WASHINGTON--Attorney General William Barr on Wednesday canceled plans to testify before the House of Representatives about his handling of Special Counsel Robert Mueller's Russia investigation, further inflaming tensions between U.S. President Donald Trump and Democrats in Congress.


  Barr was due to face the Democratic-controlled House Judiciary Committee on Thursday, but pulled out after the two sides were unable to agree on the format for the hearing. "It's simply part of the administration's complete stonewalling of Congress," Judiciary Committee Chairman Jerrold Nadler told reporters.
  Justice Department spokeswoman Kerri Kupec said Nadler's proposal to have committee lawyers question Barr was "unprecedented and unnecessary," saying questions should come from lawmakers.
  The move came shortly after Barr spent more than four hours before the Republican-controlled Senate Judiciary Committee where he fended off Democratic criticism of his decision to clear Trump of criminal obstruction of justice and faulted Special Counsel Robert Mueller for not reaching a conclusion of his own on the issue.

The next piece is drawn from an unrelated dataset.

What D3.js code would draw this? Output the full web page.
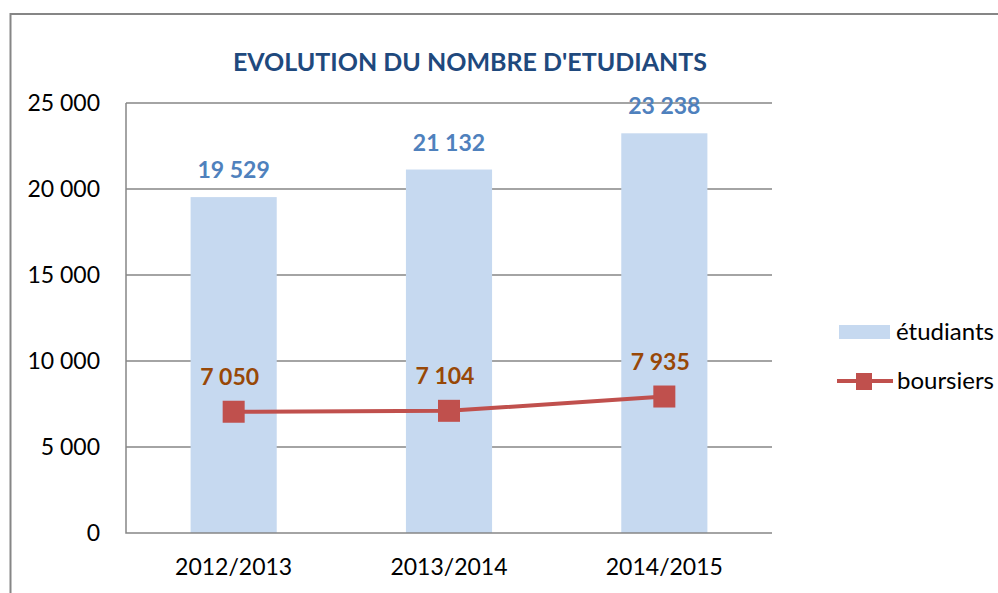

  In his first congressional testimony since releasing a redacted version of Mueller's report on April 18, Barr also dismissed Mueller's complaints that he initially disclosed the special counsel's conclusions on March 24 in an incomplete way that caused public confusion.
  Illustrating tensions between the two men, Barr described as "a bit snitty" a March 27 letter from Mueller in which the special counsel urged him to release broader summaries of his findings - a step Barr rejected. Trump seized on Barr's March 24 letter to declare that he had been fully exonerated.
  Several Democrats on the Senate committee called for Barr's resignation. Democrats have accused Barr of trying to protect the Republican president, who is seeking re-election next year. They pressed Barr on why he decided two days after receiving the 448-page document from Mueller in March to conclude that Trump had not unlawfully sought to obstruct the 22-month investigation.
  "I don't think the government had a prosecutable case," Barr said.
  The report detailed extensive contacts between Trump's 2016 presidential campaign and Moscow and the campaign's expectation that it would benefit from Russia's actions, which included hacking and propaganda to boost Trump and harm Democratic candidate Hillary Clinton. The report also detailed a series of actions Trump took to try to impede the investigation.
  Mueller, a former FBI director, concluded there was insufficient evidence to show a criminal conspiracy and opted not to make a conclusion on whether Trump committed obstruction of justice, but pointedly did not exonerate him. Barr has said he and Rod Rosenstein, the Justice Department's No. 2 official, then determined there was not enough evidence to charge Trump with obstruction.
  Barr often appeared to excuse or rationalize Trump's conduct, asserting that the president may not necessarily have been trying to derail Mueller's investigation. Democratic Senator Mazie Hirono told Barr that he had sacrificed a "once-decent reputation for the grifter and liar that sits in the Oval Office."
  Senator Lindsey Graham, the committee's Republican chairman, rushed to Barr's defense, telling Hirono: "You've slandered this man."